River Road CoverBy Dawn Ius

A mile from Carol Goodman’s house is a long and winding road. Haunting as it is picturesque, this stretch of highway was the catalyst for Goodman’s return to writing adult fiction. Well, that and an unfortunate incident between her car and a deer.

RIVER ROAD begins with Nan Lewis—a creative-writing professor at a state university in upstate New York—driving home from a faculty party after finding out she’s been denied tenure. Tired, a little tipsy, and a lot pissed off, she doesn’t see the deer that darts in front of her vehicle until it’s too late. But when she gets out of the car to look for it, the animal is nowhere to be found.

Frazzled, and eager to take shelter from the oncoming snowstorm, Nan goes home, pours herself a drink, and vows to forget the entire night. That is, until the next morning, when the police arrive with horrifying news—one of Nan’s students, Leia Dawson, was killed on River Road the night before. And because of the damage to her car, Nan is suddenly suspect number one. Nan now finds herself ostracized by the very community that once rallied around her when her own daughter was killed in an eerily similar accident on the same road.

“The experience of hitting the deer stayed with me for days, weeks,” Goodman says. She even wrote a poem about it, trying to process her feelings and shake off the overwhelming sadness.

A month or so later, a tragic double hit-and-run in her community further solidified Goodman’s need to write RIVER ROAD. “Two college girls were killed only a few miles from my house. This incident also impacted me greatly.”

The woman responsible for the deaths was caught, but Goodman became fascinated by her, desperate to understand the experiences that would have led this woman to make choices that ultimately ended in tragedy. As soon as she wrote the first chapter of RIVER ROAD, Goodman had built the foundation for her protagonist, and the story branched off from there, forcing the author to stretch outside her comfort zone.

“I realized Nan had lost a child, something, as a mother, I’d always been afraid of writing about,” she says. “I couldn’t understand how someone could survive the loss of a child and then have to deal with being accused of a similar crime.”

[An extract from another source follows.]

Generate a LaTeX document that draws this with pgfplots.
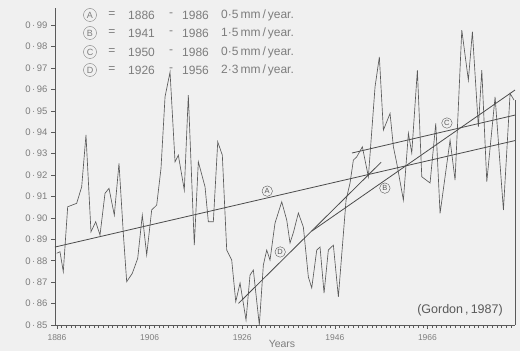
\documentclass[border=0pt]{standalone}
\usepackage{fontspec}
\setmainfont{Liberation Sans}
\usepackage{pgfplots}
\pgfplotsset{compat=1.18}
\definecolor{bg}{RGB}{240,240,240}
\definecolor{ink}{RGB}{90,90,90}
\definecolor{trend}{RGB}{75,75,75}
\definecolor{txt}{RGB}{125,125,125}
\begin{document}
\begin{tikzpicture}[x=1pt,y=1pt]
\path[use as bounding box, fill=bg] (0,0) rectangle (520,351);
\begin{axis}[
  at={(55pt,26pt)}, anchor=south west,
  scale only axis, width=460pt, height=317pt,
  xmin=1885.57, xmax=1984.9, ymin=0.85, ymax=0.998,
  axis x line*=bottom, axis y line*=left,
  axis line style={ink, line width=0.7pt},
  xtick={1886,1906,1926,1946,1966,1986},
  xticklabels={1886,1906,1926,1946,1966,1986},
  minor x tick num=19,
  ytick={0.85,0.86,0.87,0.88,0.89,0.90,0.91,0.92,0.93,0.94,0.95,0.96,0.97,0.98,0.99},
  yticklabels={0\,·\,85,0\,·\,86,0\,·\,87,0\,·\,88,0\,·\,89,0\,·\,90,0\,·\,91,0\,·\,92,0\,·\,93,0\,·\,94,0\,·\,95,0\,·\,96,0\,·\,97,0\,·\,98,0\,·\,99},
  tick align=outside,
  major tick length=4pt, minor tick length=3pt,
  tick style={ink, line width=0.5pt},
  xticklabel style={font=\fontsize{8.5}{9}\selectfont, text=txt, yshift=-2pt},
  yticklabel style={font=\fontsize{9.5}{10}\selectfont, text=txt},
  clip=false,
]
\addplot[ink, line width=0.65pt] coordinates {
(1885.94,0.8835) (1886.65,0.8842) (1887.36,0.8749) (1888.31,0.9052) (1890.25,0.9068)
(1891.33,0.9145) (1892.26,0.9387) (1893.34,0.8935) (1894.36,0.8982) (1895.29,0.8920)
(1896.37,0.9115) (1897.23,0.9138) (1898.38,0.9013) (1899.39,0.9255) (1900.32,0.8928)
(1901.05,0.8702) (1902.26,0.8741) (1903.43,0.8811) (1904.42,0.9013) (1905.37,0.8827)
(1906.45,0.9037) (1907.53,0.9060) (1908.46,0.9231) (1909.33,0.9565) (1910.41,0.9681)
(1911.49,0.9262) (1912.20,0.9293) (1913.49,0.9130) (1914.36,0.9573) (1915.65,0.8873)
(1916.52,0.9262) (1917.97,0.9145) (1918.68,0.8982) (1919.76,0.8982) (1920.71,0.9355)
(1921.70,0.9293) (1922.65,0.8850) (1923.73,0.8803) (1924.60,0.8609) (1925.53,0.8696)
(1926.82,0.8523) (1927.68,0.8733) (1928.40,0.8757) (1929.69,0.8500) (1930.56,0.8780)
(1931.29,0.8850) (1932.00,0.8803) (1933.08,0.8976) (1934.53,0.9075) (1935.61,0.8990)
(1936.32,0.8883) (1937.08,0.8934) (1938.12,0.9023) (1939.20,0.8957) (1940.28,0.8724)
(1941.01,0.8673) (1942.09,0.8850) (1942.80,0.8864) (1943.67,0.8649) (1944.60,0.8850)
(1945.68,0.8873) (1946.76,0.8631) (1948.42,0.9083) (1949.28,0.9163) (1950.00,0.9270)
(1950.73,0.9285) (1951.94,0.9332) (1953.24,0.9192) (1954.68,0.9612) (1955.61,0.9752)
(1956.48,0.9410) (1957.92,0.9488) (1958.64,0.9332) (1959.37,0.9255) (1960.80,0.9083)
(1961.88,0.9395) (1962.61,0.9303) (1963.82,0.9690) (1964.77,0.9192) (1966.56,0.9163)
(1967.79,0.9441) (1968.72,0.9021) (1970.88,0.9363) (1971.96,0.9177) (1973.41,0.9877)
(1974.83,0.9643) (1975.70,0.9869) (1976.99,0.9425) (1977.73,0.9690) (1978.81,0.9169)
(1980.60,0.9565) (1982.40,0.9037) (1983.84,0.9581) (1984.70,0.9550)
};
% trend lines A, B, C, D
\addplot[trend, line width=0.8pt] coordinates {(1885.57,0.8864) (1984.9,0.9361)};
\addplot[trend, line width=0.8pt] coordinates {(1941.0,0.8938) (1984.9,0.9597)};
\addplot[trend, line width=0.8pt] coordinates {(1949.7,0.9303) (1984.9,0.9480)};
\addplot[trend, line width=0.8pt] coordinates {(1925.2,0.8601) (1956.0,0.9260)};
% right frame line
\draw[ink, line width=0.7pt] (axis cs:1984.9,0.85) -- (axis cs:1984.9,0.955);
% circled line labels
\tikzset{lab/.style={draw=ink, circle, inner sep=0pt, minimum size=10.5pt, text=ink, font=\fontsize{7.5}{7.5}\selectfont}}
\node[lab] at (axis cs:1931.4,0.9125) {A};
\node[lab] at (axis cs:1934.2,0.8841) {D};
\node[lab] at (axis cs:1956.8,0.9139) {B};
\node[lab] at (axis cs:1970.2,0.9443) {C};
\end{axis}
% legend block
\tikzset{circ/.style={draw=txt, circle, inner sep=0pt, minimum size=13pt, text=txt, font=\fontsize{9}{9}\selectfont},
         lt/.style={text=txt, font=\fontsize{12}{12}\selectfont, inner sep=0pt}}
\foreach \yy/\L/\a/\b/\r in {336/A/1886/1986/0·5, 318/B/1941/1986/1·5, 299/C/1950/1986/0·5, 281/D/1926/1956/2·3}{
  \node[circ] at (90,\yy) {\L};
  \node[lt] at (112,\yy) {=};
  \node[lt, anchor=west] at (128,\yy) {\a};
  \node[lt] at (171,\yy) {-};
  \node[lt, anchor=west] at (182,\yy) {\b};
  \node[lt, anchor=west] at (221,\yy) {\r\,mm\,/\,year.};
}
\node[text=txt, font=\fontsize{10.5}{10.5}\selectfont] at (282,7) {Years};
\node[text=ink, font=\fontsize{12.5}{12.5}\selectfont] at (460,41) {(Gordon\,,\,1987)};
\end{tikzpicture}
\end{document}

At the book’s start, Nan is merely “surviving”—coming to terms with having to live in the same community with the woman who killed her daughter, her dysfunctional and judgmental family, and a series of professional disappointments. Drinking becomes her coping mechanism—which obviously works against her plea of innocence, especially when Leia’s DNA is found on her car.

So, if Nan didn’t kill Leia, who did?

Goodman does a great job of peppering in the clues that bounce from one potential suspect to the next, building in twists and turns while retaining story authenticity. For Goodman, this is the key to the novel’s success.

“A mind blowing twist is always great, but it’s more important to make sure the book is psychologically true,” she says. “It has to make sense.”

To achieve this, Goodman takes pages of notes, jotting down the main plot points without committing to a formal outline. She focuses on setting—such as the hauntingly beautiful winter landscape in RIVER ROAD—and characterization, the two most important elements in her writing, whether it’s thriller, young adult fantasy, or any of the genres that have captured her muse.

Thriller fans may best remember Goodman for her mesmerizing novel The Lake of Dead Languages, but Goodman has written 14 books, including Blythewood, which was named a Best Young Adult Novel by the American Library Association. Now that she’s returned to the world of suspense, Goodman is hopeful she can write for both markets. There’s certainly room, even if it means further balancing her professional goals with the demands of her non-writing life.

“For many years, I wrote with a young child at home, and for me, writing started when I walked her to school,” Goodman says. “I have to remind myself, sometimes, that it’s okay if I don’t write every day.”

Fortunately, Goodman’s husband—a poet whom she collaborated with on her young adult series—understands the demands of creativity, allowing Goodman to carve out the hours she requires to dive into her work. Regardless of which world she’s in, Goodman says the ideas keep coming. And for now, she’s taking time to reconnect with fans of her early work, and welcome new readers into the fold.

“I am really happy to be back in the mystery world,” she says.

With RIVER ROAD, Goodman proves she not only belongs in it, but that perhaps absence truly does make the heart grow fonder.

*****

Carol_Goodman_8875_by_Jennifer_May_HIRESCarol Goodman is the author of fourteen novels, including The Lake of Dead Languages and The Seduction of Water, which won the 2003 Hammett Prize, and, under the pseudonym Juliet Dark, The Demon Lover, which Booklist named a top ten science fiction/fantasy book for 2012. Her most novel, Blythewood, was named a best young adult novel by the American Library Association. Her books have been translated into sixteen languages. She lives in the Hudson Valley with her family, and teaches creative writing at The New School and SUNY New Paltz.